Os Guinness would say that this is wrong, and fails to understand both the culture we live in now, and the way God communicates with us (as an example for us of how to communicate with others). He wrote a book called Fool’s Talk, which is a book about apologetics, but really a book about how Christians need to get back to their roots and relearn what he calls ‘the art of Christian persuasion’. One of his main arguments is that Christians face a big problem: when we try to talk to people about the gospel, we assume that they are at least one of three things- interested in the gospel, open to the gospel, or needy for the gospel due to something they see lacking in their own experience.
Often, in a Western modern context, our audience is none of those things. So why should they listen to us?
Os Guinness argues that this is why apologetics is still needed today- to help open up our audience to the gospel message, by being persuasive Christians.
Christian history is littered with people who were masters at communicating their faith: whether this was in spoken form, writing, or music and art (see some of our other blog posts in the series #whoevenis to get a snapshot of this!). So why do we struggle so much to defend and present our own beliefs now?
Os Guinness highlights some of the reasons Christians have wandered from this persuasive art, and also gives some tips on how we can get back to this- both in our thinking and in our skill set. But first he thinks about some of the problems we have when we try and do apologetics.

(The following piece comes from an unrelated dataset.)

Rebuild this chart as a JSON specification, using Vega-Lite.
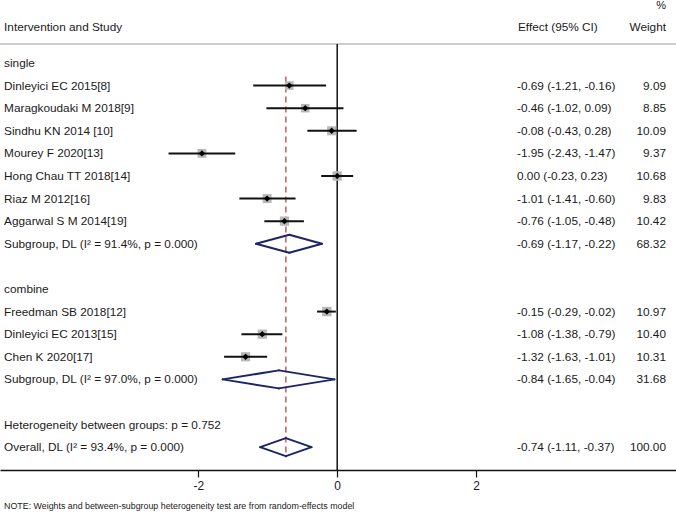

The first issue that Guinness highlights is that often when Christians do apologetics, they do this in an intellectual way that forgets that this should always be preparing our audience to hear the gospel. In response to this, Guiness says this:
We must never divorce the two tasks. They should be joined seamlessly. The isolation of apologetics from evangelism is the curse of much modern apologetics, and why it can become a sterile and deadening intellectualism. Whenever apologetics is needed, it should precede evangelism, but while apologetics is distinct from evangelism, it must always lead directly to it. The work of apologetics is only finished when the door to the gospel has been opened and the good news can be proclaimed. P. 110-111
The second issue, which is related to the first one, is that often in apologetics Christians fall back on using formulaic arguments or strategies, rather than engaging with people and where they are at and their worldviews. In response to this second issue, he points out that:
Our urgent need today is to reunite evangelism and apologetics, to make sure that our best arguments are directed toward winning people and not just winning arguments, and to seek to do all this in a manner that is true to the gospel itself. P.18
This is not something we should be surprised by really, because we already have a good example of this:
Jesus never spoke to two people the same way, and neither should we. Every single person is unique and individual and deserves an approach that respects that uniqueness. P.33
So how do we fix this problem? By communicating in the way God communicates- he is our example. When we go back to a Christian way of communicating by going back to the bible as our example, instead of being swept aside with our culture, we can winsomely engage with people in a way that directs them to God.
This book not only points out some of the problems with current Christian apologetics, but also gives a path on how we can do this better by understanding the people we are talking to, rather than memorising clever arguments or formulas. Os Guinness looks through the bible story to see what it shows us about how God communicates, as well as looking at the culture around us to help us know how to engage with the worldviews of those around us.
This is a deep but excellent book, and one you could add to your summer reading if you feel like having your brain stretched!